* **DATA EXCERPT**:
________

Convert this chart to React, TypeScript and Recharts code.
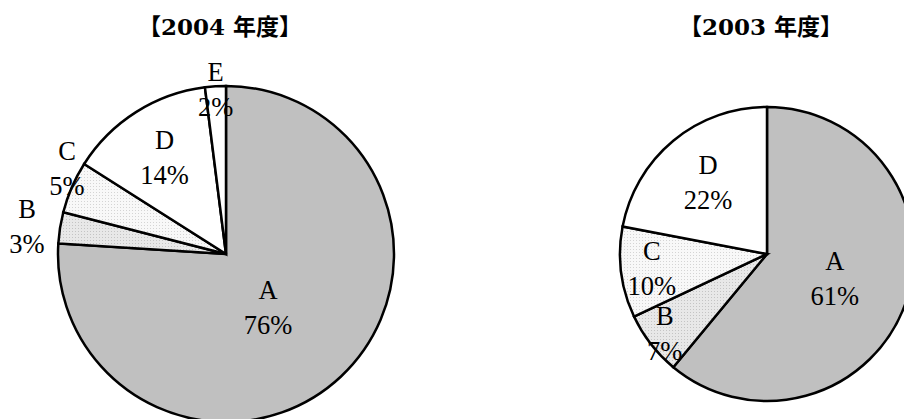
import React from 'react';
import { PieChart, Pie, Cell } from 'recharts';

const categories2004 = ['A', 'B', 'C', 'D', 'E'];
const values2004 = [76, 3, 5, 14, 2];
const categories2003 = ['A', 'B', 'C', 'D'];
const values2003 = [61, 7, 10, 22];

const fills2004 = ['#c0c0c0', 'url(#dotB)', 'url(#dotC)', '#ffffff', '#ffffff'];
const fills2003 = ['#c0c0c0', 'url(#dotB)', 'url(#dotC)', '#ffffff'];
// label placement: distance from centre (share of radius) and angle nudge (deg)
const labelR2004 = [0.407, 1.196, 1.075, 0.683, 0.98];
const labelNudge2004 = [-5.3, 1.1, -4.9, 0, 0];
const labelR2003 = [0.49, 0.88, 0.79, 0.63];
const labelNudge2003 = [0, 0, 0, 0];

const RAD = Math.PI / 180;
const labelFont = "'Liberation Serif', 'DejaVu Serif', serif";

const makeLabel = (factors: number[], nudges: number[]) => (props: any) => {
  const { cx, cy, midAngle, outerRadius, index, name, value } = props;
  const r = outerRadius * factors[index];
  const a = midAngle + nudges[index];
  const x = cx + r * Math.cos(-a * RAD);
  const y = cy + r * Math.sin(-a * RAD);
  return (
    <g>
      <text x={x} y={y - 17.5} textAnchor="middle" dominantBaseline="central" fontSize={26.5} fontFamily={labelFont} fill="#000">
        {name}
      </text>
      <text x={x} y={y + 17.5} textAnchor="middle" dominantBaseline="central" fontSize={26.5} fontFamily={labelFont} fill="#000">
        {value}%
      </text>
    </g>
  );
};

const titleStyle: React.CSSProperties = {
  position: 'absolute',
  top: 12,
  fontSize: 23,
  fontWeight: 600,
  fontFamily: "'DejaVu Serif', 'Noto Sans CJK JP', serif",
  lineHeight: '30px',
  transform: 'translateX(-50%)',
  whiteSpace: 'nowrap',
};

export default function App() {
  const data2004 = categories2004.map((name, i) => ({ name, value: values2004[i] }));
  const data2003 = categories2003.map((name, i) => ({ name, value: values2003[i] }));

  return (
    <div style={{ position: 'absolute', left: 0, top: 0, width: 904, height: 419, background: '#fff' }}>
      <svg width={0} height={0} style={{ position: 'absolute' }}>
        <defs>
          <pattern id="dotB" width={3} height={3} patternUnits="userSpaceOnUse">
            <rect width={3} height={3} fill="#e8e8e8" />
            <rect width={1} height={1} fill="#c4c4c4" />
          </pattern>
          <pattern id="dotC" width={3} height={3} patternUnits="userSpaceOnUse">
            <rect width={3} height={3} fill="#f8f8f8" />
            <rect width={1} height={1} fill="#d4d4d4" />
          </pattern>
        </defs>
      </svg>
      <div style={{ ...titleStyle, left: 220 }}>【2004 年度】</div>
      <div style={{ ...titleStyle, left: 761 }}>【2003 年度】</div>
      <PieChart width={904} height={419} margin={{ top: 0, right: 0, bottom: 0, left: 0 }}>
        <Pie
          data={data2004}
          dataKey="value"
          nameKey="name"
          cx={226}
          cy={254}
          outerRadius={168}
          startAngle={90}
          endAngle={-270}
          stroke="#000"
          strokeWidth={2.5}
          labelLine={false}
          label={makeLabel(labelR2004, labelNudge2004)}
          isAnimationActive={false}
        >
          {data2004.map((d, i) => (
            <Cell key={d.name} fill={fills2004[i]} />
          ))}
        </Pie>
        <Pie
          data={data2003}
          dataKey="value"
          nameKey="name"
          cx={767}
          cy={254}
          outerRadius={147}
          startAngle={90}
          endAngle={-270}
          stroke="#000"
          strokeWidth={2.5}
          labelLine={false}
          label={makeLabel(labelR2003, labelNudge2003)}
          isAnimationActive={false}
        >
          {data2003.map((d, i) => (
            <Cell key={d.name} fill={fills2003[i]} />
          ))}
        </Pie>
      </PieChart>
    </div>
  );
}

________

* **PROBLEM DETAILS**:
Produce an exact copy of each line of data, skipping embedded images.

* **SOLUTION TO THE EXERCISE**:
Convert this chart to React, TypeScript and Recharts code.
import React from 'react';
import { PieChart, Pie, Cell } from 'recharts';

const categories2004 = ['A', 'B', 'C', 'D', 'E'];
const values2004 = [76, 3, 5, 14, 2];
const categories2003 = ['A', 'B', 'C', 'D'];
const values2003 = [61, 7, 10, 22];

const fills2004 = ['#c0c0c0', 'url(#dotB)', 'url(#dotC)', '#ffffff', '#ffffff'];
const fills2003 = ['#c0c0c0', 'url(#dotB)', 'url(#dotC)', '#ffffff'];
// label placement: distance from centre (share of radius) and angle nudge (deg)
const labelR2004 = [0.407, 1.196, 1.075, 0.683, 0.98];
const labelNudge2004 = [-5.3, 1.1, -4.9, 0, 0];
const labelR2003 = [0.49, 0.88, 0.79, 0.63];
const labelNudge2003 = [0, 0, 0, 0];

const RAD = Math.PI / 180;
const labelFont = "'Liberation Serif', 'DejaVu Serif', serif";

const makeLabel = (factors: number[], nudges: number[]) => (props: any) => {
  const { cx, cy, midAngle, outerRadius, index, name, value } = props;
  const r = outerRadius * factors[index];
  const a = midAngle + nudges[index];
  const x = cx + r * Math.cos(-a * RAD);
  const y = cy + r * Math.sin(-a * RAD);
  return (
    <g>
      <text x={x} y={y - 17.5} textAnchor="middle" dominantBaseline="central" fontSize={26.5} fontFamily={labelFont} fill="#000">
        {name}
      </text>
      <text x={x} y={y + 17.5} textAnchor="middle" dominantBaseline="central" fontSize={26.5} fontFamily={labelFont} fill="#000">
        {value}%
      </text>
    </g>
  );
};

const titleStyle: React.CSSProperties = {
  position: 'absolute',
  top: 12,
  fontSize: 23,
  fontWeight: 600,
  fontFamily: "'DejaVu Serif', 'Noto Sans CJK JP', serif",
  lineHeight: '30px',
  transform: 'translateX(-50%)',
  whiteSpace: 'nowrap',
};

export default function App() {
  const data2004 = categories2004.map((name, i) => ({ name, value: values2004[i] }));
  const data2003 = categories2003.map((name, i) => ({ name, value: values2003[i] }));

  return (
    <div style={{ position: 'absolute', left: 0, top: 0, width: 904, height: 419, background: '#fff' }}>
      <svg width={0} height={0} style={{ position: 'absolute' }}>
        <defs>
          <pattern id="dotB" width={3} height={3} patternUnits="userSpaceOnUse">
            <rect width={3} height={3} fill="#e8e8e8" />
            <rect width={1} height={1} fill="#c4c4c4" />
          </pattern>
          <pattern id="dotC" width={3} height={3} patternUnits="userSpaceOnUse">
            <rect width={3} height={3} fill="#f8f8f8" />
            <rect width={1} height={1} fill="#d4d4d4" />
          </pattern>
        </defs>
      </svg>
      <div style={{ ...titleStyle, left: 220 }}>【2004 年度】</div>
      <div style={{ ...titleStyle, left: 761 }}>【2003 年度】</div>
      <PieChart width={904} height={419} margin={{ top: 0, right: 0, bottom: 0, left: 0 }}>
        <Pie
          data={data2004}
          dataKey="value"
          nameKey="name"
          cx={226}
          cy={254}
          outerRadius={168}
          startAngle={90}
          endAngle={-270}
          stroke="#000"
          strokeWidth={2.5}
          labelLine={false}
          label={makeLabel(labelR2004, labelNudge2004)}
          isAnimationActive={false}
        >
          {data2004.map((d, i) => (
            <Cell key={d.name} fill={fills2004[i]} />
          ))}
        </Pie>
        <Pie
          data={data2003}
          dataKey="value"
          nameKey="name"
          cx={767}
          cy={254}
          outerRadius={147}
          startAngle={90}
          endAngle={-270}
          stroke="#000"
          strokeWidth={2.5}
          labelLine={false}
          label={makeLabel(labelR2003, labelNudge2003)}
          isAnimationActive={false}
        >
          {data2003.map((d, i) => (
            <Cell key={d.name} fill={fills2003[i]} />
          ))}
        </Pie>
      </PieChart>
    </div>
  );
}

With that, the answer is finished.